Trades are one of the most exciting parts of the draft. Teams try desperately to out-smart each other, all in the in the name of getting the right player at the right pick. This balancing act is difficult, and can be something of a black box to fans. Things were simplified somewhat by the last CBA and the introduction of the rookie wage scale. Now we know exactly how much money each pick costs. But is that the same as how valuable it is? I don't think so. I think you need to consider both the cost and the expected return. I want to know which pick in the first round will give me the best return for my dollar.
We know how much cash each draft pick is going to cost us. Now we need to figure out what we should expect in return. Most people are familiar with Jimmy Johnson's trade chart from the early 90s. This has long been publicly available and is a favorite of forum GMs everywhere. There's a problem though. As far as anyone can tell, this chart is completely arbitrary. It isn't based on any sort of hard data, just Jimmy Johnson's opinion. That's pretty unsatisfying to me. Luckily, I'm not the only one who felt that way, and lots of people have come up with their own systems over the years. For this study, I'll be using three draft charts: one created by Chase Stuart at Pro-Football-Reference, one created by Kevin Meers at the Harvard Sports Analysis Collective, and Johnson's. All salary data was taken from Over the Cap.
Let's start with the PFR chart. The methodology behind this chart is fairly simple. PFR has a metric called Approximate Value (AV), which is a catch-all number meant to describe how good a player is, similar to WAR in baseball.

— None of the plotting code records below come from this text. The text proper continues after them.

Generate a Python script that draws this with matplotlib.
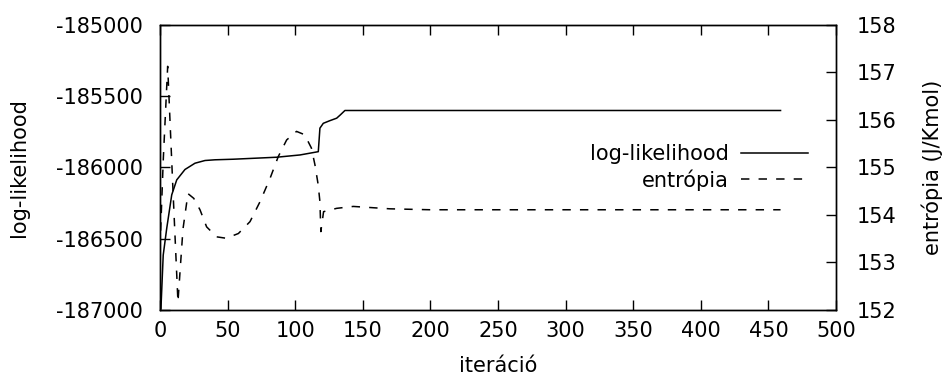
import matplotlib
matplotlib.use('Agg')
import matplotlib.pyplot as plt
import numpy as np

# log-likelihood (left axis)
ll_iter = [0, 0.7, 2.4, 5, 8.7, 12.4, 18.5, 25.9, 33.3, 40.7, 54.2, 86.3,
           103.6, 117.1, 118.3, 120.8, 125.5, 130.7, 133.5, 136.8, 459]
ll_val = [-187000, -186993, -186615, -186427, -186192, -186087, -186014,
          -185970, -185951, -185946, -185942, -185928, -185912, -185889,
          -185724, -185690, -185672, -185654, -185630, -185600, -185600]

# entropy (right axis)
en_iter = [0, 2.5, 5.7, 9.5, 13.3, 17, 20.7, 25, 29.6, 34.5, 41.9, 49, 58,
           66.6, 74, 81.4, 87.5, 93.7, 101, 107, 112, 114.6, 117, 118.3,
           119, 121, 130.7, 143, 170, 200, 459]
en_val = [153.3, 155.2, 157.13, 154.6, 152.17, 153.7, 154.45, 154.35, 154.11,
          153.75, 153.54, 153.51, 153.61, 153.86, 154.28, 154.77, 155.23,
          155.58, 155.76, 155.69, 155.41, 155.06, 154.64, 154.28, 153.65,
          154.07, 154.14, 154.18, 154.13, 154.11, 154.11]

plt.rcParams['font.family'] = 'DejaVu Sans'
plt.rcParams['font.size'] = 15
plt.rcParams['axes.unicode_minus'] = False

fig = plt.figure(figsize=(9.46, 3.81), dpi=100)
ax = fig.add_axes([0.1691, 0.1864, 0.8837 - 0.1691, 0.9344 - 0.1864])
ax2 = ax.twinx()

l1, = ax.plot(ll_iter, ll_val, color='black', lw=1.1, label='log-likelihood')
l2, = ax2.plot(en_iter, en_val, color='black', lw=1.1, dashes=(5.5, 6),
               label='entrópia')

ax.set_xlim(0, 500)
ax.set_ylim(-187000, -185000)
ax2.set_ylim(152, 158)
ax.set_xticks(np.arange(0, 501, 50))
ax.set_yticks(np.arange(-187000, -184999, 500))
ax2.set_yticks(np.arange(152, 158.1, 1))

ax.tick_params(direction='in', length=7, width=1, top=True, pad=8)
ax.tick_params(axis='y', right=False, pad=12)
ax2.tick_params(direction='in', length=7, width=1, pad=15)

for a in (ax, ax2):
    for s in a.spines.values():
        s.set_linewidth(1)

ax.set_xlabel('iteráció', labelpad=11)
ax.set_ylabel('log-likelihood', labelpad=20)
ax2.set_ylabel('entrópia (J/Kmol)', labelpad=18)

ax.legend([l1, l2], ['log-likelihood', 'entrópia'], loc='upper right',
          bbox_to_anchor=(0.971, 0.612), frameon=False, markerfirst=False,
          handlelength=3.2, handletextpad=0.6, labelspacing=0.25,
          borderaxespad=0)

fig.savefig('out.png', dpi=100)
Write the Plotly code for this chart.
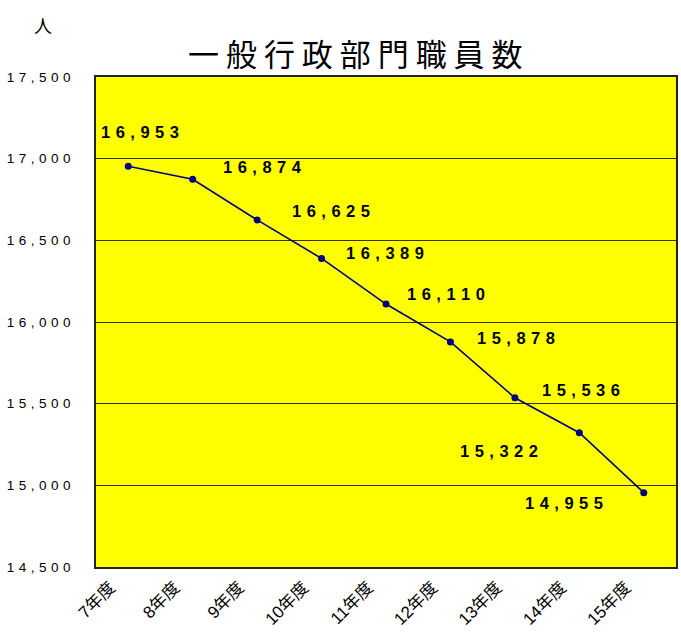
import plotly.graph_objects as go

# 一般行政部門職員数（人）
years = ["7年度", "8年度", "9年度", "10年度", "11年度", "12年度", "13年度", "14年度", "15年度"]
staff = [16953, 16874, 16625, 16389, 16110, 15878, 15536, 15322, 14955]
y_ticks = [14500, 15000, 15500, 16000, 16500, 17000, 17500]

# offsets (px) of each value label from its point
label_dx = [12, 70, 74, 63, 60, 66, 66, -80, -80]
label_dy = [34, 12, 9, 5, 10, 4, 8, -18, -10]

SP = "\u2004"


def spaced(s):
    return SP.join(s)


fig = go.Figure()
fig.add_trace(go.Scatter(
    x=years, y=staff, mode="lines+markers",
    line=dict(color="#000080", width=1.6),
    marker=dict(color="#000080", size=7),
    hoverinfo="skip",
))

for x, v, dx, dy in zip(years, staff, label_dx, label_dy):
    fig.add_annotation(
        x=x, y=v, text=spaced(f"{v:,}"), showarrow=False,
        xshift=dx, yshift=dy,
        font=dict(family="Arial, Liberation Sans", size=16.5, color="black", weight="bold"),
    )

fig.add_annotation(
    text=" ".join("一般行政部門職員数"), xref="paper", yref="paper",
    x=0.447, y=1.0, yanchor="bottom", yshift=0, showarrow=False,
    font=dict(family="Noto Sans CJK JP", size=31, color="black"),
)
fig.add_annotation(
    text="人", xref="paper", yref="paper", x=-0.092, y=1.0,
    xanchor="center", yanchor="bottom", yshift=37, showarrow=False,
    font=dict(family="Noto Sans CJK JP", size=18, color="black"),
)

fig.update_layout(
    width=681, height=635,
    margin=dict(l=96, r=5, t=77, b=68),
    paper_bgcolor="white", plot_bgcolor="#ffff00",
    showlegend=False,
    font=dict(family="Arial, Liberation Sans", color="black"),
)
fig.update_xaxes(
    type="category", range=[-0.5, 8.5], automargin=False,
    showgrid=False, showline=True, mirror=True, linecolor="#222", linewidth=1.5,
    tickangle=-45, tickfont=dict(family="Arial, Noto Sans CJK JP", size=17, color="black"),
    ticks="", ticklabelshift=-18, ticklabelstandoff=2,
)
fig.update_yaxes(
    range=[14500, 17500], tickvals=y_ticks, automargin=False,
    ticktext=[spaced(f"{t:,}") for t in y_ticks],
    showgrid=True, gridcolor="#333300", gridwidth=1,
    showline=True, mirror=True, linecolor="#222", linewidth=1.5,
    zeroline=False, ticks="", ticklabelstandoff=21,
    tickfont=dict(family="Arial, Liberation Sans", size=13.5, color="black"),
)

fig.write_html("out.html")
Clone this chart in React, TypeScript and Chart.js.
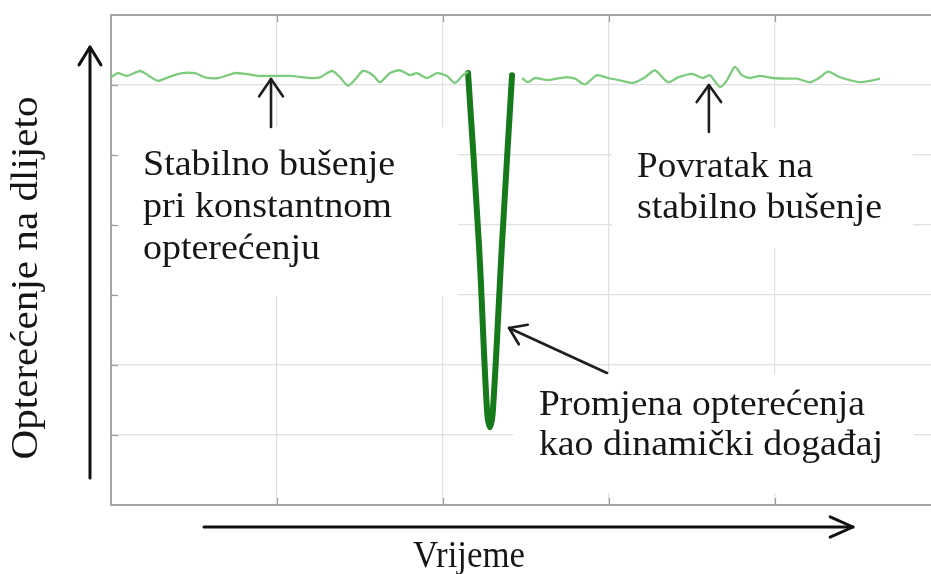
import React, { useEffect, useRef } from 'react';
import { Chart, registerables } from 'chart.js';

Chart.register(...registerables);

// ---- Data (time on x, bit load on y) ----
const stableBeforeTime = [0, 0.42, 0.96, 1.75, 2.23, 2.83, 3.43, 4.28, 5.06, 5.66, 6.45, 7.47, 8.07, 8.86, 9.7, 10.78, 11.99, 12.59, 13.31, 13.8, 14.28, 14.82, 15.18, 15.78, 16.2, 16.81, 17.41, 18.01, 18.43, 19.04, 19.64, 20.24, 20.72, 21.2, 21.51];
const stableBeforeLoad = [61.1, 61.7, 61.3, 62.0, 61.4, 60.6, 61.1, 61.7, 61.7, 61.1, 61.0, 61.7, 61.6, 61.3, 61.3, 61.3, 61.0, 61.1, 62.0, 61.1, 59.9, 61.1, 62.0, 61.4, 60.4, 61.7, 62.1, 61.4, 61.7, 61.0, 61.7, 61.3, 60.3, 61.4, 61.9];

const dipTime = [21.51, 22.17, 22.65, 22.83, 23.01, 23.55, 24.16];
const dipLoad = [61.7, 37.1, 13.6, 11.1, 13.6, 37.1, 61.4];

const stableAfterTime = [24.76, 25.12, 25.54, 26.33, 27.35, 27.95, 28.55, 29.28, 29.94, 30.78, 31.45, 32.17, 32.77, 33.55, 34.16, 35.0, 35.66, 36.08, 36.69, 37.11, 37.59, 38.01, 38.49, 39.1, 39.88, 40.72, 41.33, 42.11, 42.71, 43.19, 43.92, 44.52, 45.12, 45.72, 46.33];
const stableAfterLoad = [61.0, 60.4, 61.0, 60.7, 61.1, 60.9, 60.1, 61.4, 61.0, 60.6, 60.3, 61.1, 62.1, 60.4, 61.1, 61.6, 61.0, 61.4, 59.7, 60.7, 62.6, 61.4, 61.0, 61.3, 61.0, 60.9, 60.9, 60.4, 61.1, 61.9, 61.1, 60.7, 60.4, 60.6, 60.9];

const xMin = 0;
const xMax = 49.4;
const xStep = 10;
const yMin = 0;
const yMax = 70;
const yStep = 10;

// ---- Text ----
const yAxisTitle = 'Opterećenje na dlijeto';
const xAxisTitle = 'Vrijeme';
const noteStable = ['Stabilno bušenje', 'pri konstantnom', 'opterećenju'];
const noteReturn = ['Povratak na', 'stabilno bušenje'];
const noteEvent = ['Promjena opterećenja', 'kao dinamički događaj'];

const FONT = '"Liberation Serif", serif';

const toPoints = (xs: number[], ys: number[]) => xs.map((x, i) => ({ x, y: ys[i] }));

function drawArrow(ctx: CanvasRenderingContext2D, x1: number, y1: number, x2: number, y2: number, len: number, ang: number, lw: number, color: string) {
  ctx.save();
  ctx.strokeStyle = color;
  ctx.lineWidth = lw;
  ctx.lineCap = 'round';
  ctx.lineJoin = 'round';
  ctx.beginPath();
  ctx.moveTo(x1, y1);
  ctx.lineTo(x2, y2);
  ctx.stroke();
  const a = Math.atan2(y1 - y2, x1 - x2);
  ctx.beginPath();
  ctx.moveTo(x2 + len * Math.cos(a + ang), y2 + len * Math.sin(a + ang));
  ctx.lineTo(x2, y2);
  ctx.lineTo(x2 + len * Math.cos(a - ang), y2 + len * Math.sin(a - ang));
  ctx.stroke();
  ctx.restore();
}

function fitText(ctx: CanvasRenderingContext2D, text: string, x: number, y: number, width: number, size: number, rotate = false, align: CanvasTextAlign = 'left') {
  ctx.save();
  ctx.font = `${size}px ${FONT}`;
  ctx.fillStyle = '#161616';
  ctx.textAlign = align;
  ctx.textBaseline = 'alphabetic';
  const w = ctx.measureText(text).width;
  ctx.translate(x, y);
  if (rotate) ctx.rotate(-Math.PI / 2);
  ctx.scale(width / w, 1);
  ctx.fillText(text, 0, 0);
  ctx.restore();
}

const annotatePlugin = {
  id: 'annotate',
  beforeDatasetsDraw(chart: any) {
    const { ctx, scales } = chart;
    const xs = scales.x;
    const ys = scales.y;
    const X = (v: number) => xs.getPixelForValue(v);
    const Y = (v: number) => ys.getPixelForValue(v);
    // white text boxes hiding the grid behind the notes (data coords)
    const boxes = [
      [0.18, 20.9, 54.0, 29.8],
      [30.18, 48.31, 53.86, 36.71],
      [24.22, 48.37, 18.71, 1.71],
    ];
    ctx.save();
    ctx.fillStyle = '#ffffff';
    boxes.forEach(([a, b, c, d]) => {
      const x0 = X(a), x1 = X(b), y0 = Y(c), y1 = Y(d);
      ctx.fillRect(Math.min(x0, x1), Math.min(y0, y1), Math.abs(x1 - x0), Math.abs(y1 - y0));
    });
    // inward tick marks
    const area = chart.chartArea;
    ctx.strokeStyle = '#9c9c9c';
    ctx.lineWidth = 1.2;
    ys.ticks.forEach((t: any) => {
      if (t.value <= yMin || t.value >= yMax) return;
      const py = Math.round(Y(t.value)) + 0.5;
      ctx.beginPath();
      ctx.moveTo(area.left, py);
      ctx.lineTo(area.left + 7, py);
      ctx.stroke();
    });
    xs.ticks.forEach((t: any) => {
      if (t.value <= xMin || t.value >= xMax - 1) return;
      const px = Math.round(X(t.value)) + 0.5;
      ctx.beginPath();
      ctx.moveTo(px, area.bottom);
      ctx.lineTo(px, area.bottom - 7);
      ctx.moveTo(px, area.top);
      ctx.lineTo(px, area.top + 7);
      ctx.stroke();
    });
    ctx.restore();
  },
  afterDraw(chart: any) {
    const { ctx, scales, chartArea } = chart;
    const X = (v: number) => scales.x.getPixelForValue(v);
    const Y = (v: number) => scales.y.getPixelForValue(v);
    const ink = '#1e1e1e';

    // axis arrows (outside the plot)
    drawArrow(ctx, chartArea.left - 21, chartArea.bottom - 27, chartArea.left - 21, chartArea.top + 32, 21, 0.55, 3, '#111');
    drawArrow(ctx, chartArea.left + 93, chartArea.bottom + 22, chartArea.left + 742, chartArea.bottom + 22, 25, 0.42, 3, '#111');

    // axis titles
    fitText(ctx, yAxisTitle, chartArea.left - 74, (chartArea.top + chartArea.bottom) / 2 + 18, 363, 37, true, 'center');
    fitText(ctx, xAxisTitle, chartArea.left + 302, chartArea.bottom + 62, 112, 37);

    // notes
    const s = 35;
    fitText(ctx, noteStable[0], X(1.93), Y(47.14), 252, s);
    fitText(ctx, noteStable[1], X(1.93), Y(41.14), 249, s);
    fitText(ctx, noteStable[2], X(1.93), Y(35.14), 177, s);
    fitText(ctx, noteReturn[0], X(31.69), Y(46.86), 176, s);
    fitText(ctx, noteReturn[1], X(31.69), Y(41.0), 245, s);
    fitText(ctx, noteEvent[0], X(25.78), Y(12.86), 326, s);
    fitText(ctx, noteEvent[1], X(25.78), Y(7.14), 344, s);

    // pointer arrows
    drawArrow(ctx, X(9.64), Y(54.0), X(9.64), Y(60.86), 21, 0.6, 2.6, ink);
    drawArrow(ctx, X(36.02), Y(53.29), X(36.02), Y(60.0), 21, 0.62, 2.6, ink);
    drawArrow(ctx, X(29.88), Y(18.86), X(23.98), Y(25.29), 19, 0.6, 2.6, ink);
  },
};

export default function App() {
  const ref = useRef<HTMLCanvasElement | null>(null);

  useEffect(() => {
    if (!ref.current) return;
    const chart = new Chart(ref.current, {
      type: 'scatter',
      data: {
        datasets: [
          {
            data: toPoints(stableBeforeTime, stableBeforeLoad),
            showLine: true,
            borderColor: '#7dcb7d',
            borderWidth: 2.3,
            pointRadius: 0,
            tension: 0.25,
          },
          {
            data: toPoints(stableAfterTime, stableAfterLoad),
            showLine: true,
            borderColor: '#7dcb7d',
            borderWidth: 2.3,
            pointRadius: 0,
            tension: 0.25,
          },
          {
            data: toPoints(dipTime, dipLoad),
            showLine: true,
            borderColor: '#177a1a',
            borderWidth: 6,
            borderCapStyle: 'round',
            borderJoinStyle: 'round',
            pointRadius: 0,
            tension: 0.35,
          },
        ],
      } as any,
      options: {
        responsive: false,
        animation: false,
        events: [],
        layout: { padding: { left: 111, top: 15, right: 0, bottom: 69 } },
        plugins: {
          legend: { display: false },
          tooltip: { enabled: false },
          title: { display: false },
        },
        scales: {
          x: {
            type: 'linear',
            min: xMin,
            max: xMax,
            ticks: { display: false, stepSize: xStep },
            grid: {
              drawTicks: false,
              color: (c: any) => (c.tick && c.tick.value > xMax - 1 ? 'rgba(0,0,0,0)' : '#e0e0e0'),
              lineWidth: 1.2,
            },
            border: { display: true, color: '#a6a6a6', width: 2 },
          },
          y: {
            type: 'linear',
            min: yMin,
            max: yMax,
            ticks: { display: false, stepSize: yStep },
            grid: {
              drawTicks: false,
              color: (c: any) => (c.tick && c.tick.value >= yMax ? '#a6a6a6' : '#e0e0e0'),
              lineWidth: (c: any) => (c.tick && c.tick.value >= yMax ? 2 : 1.2),
            },
            border: { display: true, color: '#a6a6a6', width: 2 },
          },
        },
      } as any,
      plugins: [annotatePlugin],
    });
    return () => chart.destroy();
  }, []);

  return (
    <div style={{ position: 'fixed', left: 0, top: 0, width: 931, height: 574, background: '#fff', overflow: 'hidden' }}>
      <canvas ref={ref} width={931} height={574} style={{ display: 'block' }} />
    </div>
  );
}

I won't get into the details, but it's a pretty good way to compare large sets of players over long time periods. In order to make the draft chart, Stuart looked at every draft from 1970 to 1999, assigned each players total AV to their draft spot, and then took the average AV at each spot. There were some bumps in the data, so he fit a logarithmic function to his results in order to come up with the final chart. To see how this compared to Johnson's chart, check out this plot from the PFR article linked above, where blue is Johnson's system and red is the new one:
According to this chart, Johnson way over-values the first few picks, undervalues picks from about 5-130, and then overvalues later picks. When I first saw this, I was actually surprised it was this close. But I still feel a lot better using the PFR chart, since it's actually based in reality.
The other new chart we'll be looking at is similar to the PFR chart. Meers also uses AV to assign value to picks, but there are some wrinkles. First, the sample goes from 1980-2005, so it's possible a couple players could still be in the league accumulating AV, but there likely wouldn't be enough to throw off the overall trend. Second, each pick was divided by the average of all picks, resulting in each pick being expressed as a percent above or below average. In the end, this makes for a chart that's awfully similar to the PFR chart, but expressing things this way provides some context to the raw AV used before. Here's the comparison of Meers' work with Johnson's, from the article linked above:
Now let's get down to business. We've got some more scientific ways to determine the expected return of a draft pick, let's look at how that lines up with the cost. First I normalized each value chart using the first overall pick. This means each scale varies between zero and one. Doing this allows me to plot price/value for each system on the same axis. It is extremely important to note, however, that you should not compare price/value between the three systems this way. After normalizing the value of the top pick is always 1.0, but obviously the systems put different values on that pick, so their real price/value would be different. All I care about here is the trend though, I'm just looking for where the local min or max occurs. After normalization, I divided the cost of the pick by the value times 10000 to give me my final price/value. That multiplication is just there to make the numbers easier to read, it doesn't affect the results. Hopefully that all made sense. If not, maybe it will after you get a look at the data:
As expected, PFR and HSAC look almost exactly the same, with the fluctuations likely being due to the sample size. I think what jumps out here is just how different Johnson's system actually is. Its general trend is the complete opposite of the new systems. According to Johnson, picks get less efficient as the first round goes on. On the flip side of that, PFR and HSAC say that picks 8-32 are more efficient than the top eight.
Speaking of that top eight, something really interesting is going on there. Both models have a peak within the top eight picks, a spot where you're getting the worst return for your dollar. Anyone want to hazard a guess where that peak is? That's right, it's pick number four. Your Cleveland Browns have the good fortune to be picking in the least efficient spot in the whole first round. While that may sound depressing, it's important to remember that we're talking general trends here. Each draft is different, and before you look at this and start clamoring for a trade up or down, remember that sometimes it is necessary to spend inefficiently in order to improve the team. If drafting were solely about taking the best player available, you could make a solid case for moving into a more efficient spot. However, need has to factor in somewhere. For example, if you're targeting a player at a specific position, it might not be wise to move back to pick eight just for a more cost effective pick. If the player you wanted got taken at pick seven, the money you saved probably wouldn't be a great consolation.
So what do you think Browns fans? Have I convinced you to leave Jimmy Johnson and the early 90s behind? I hope at the very least I've inspired you to reconsider what a draft pick might actually be worth.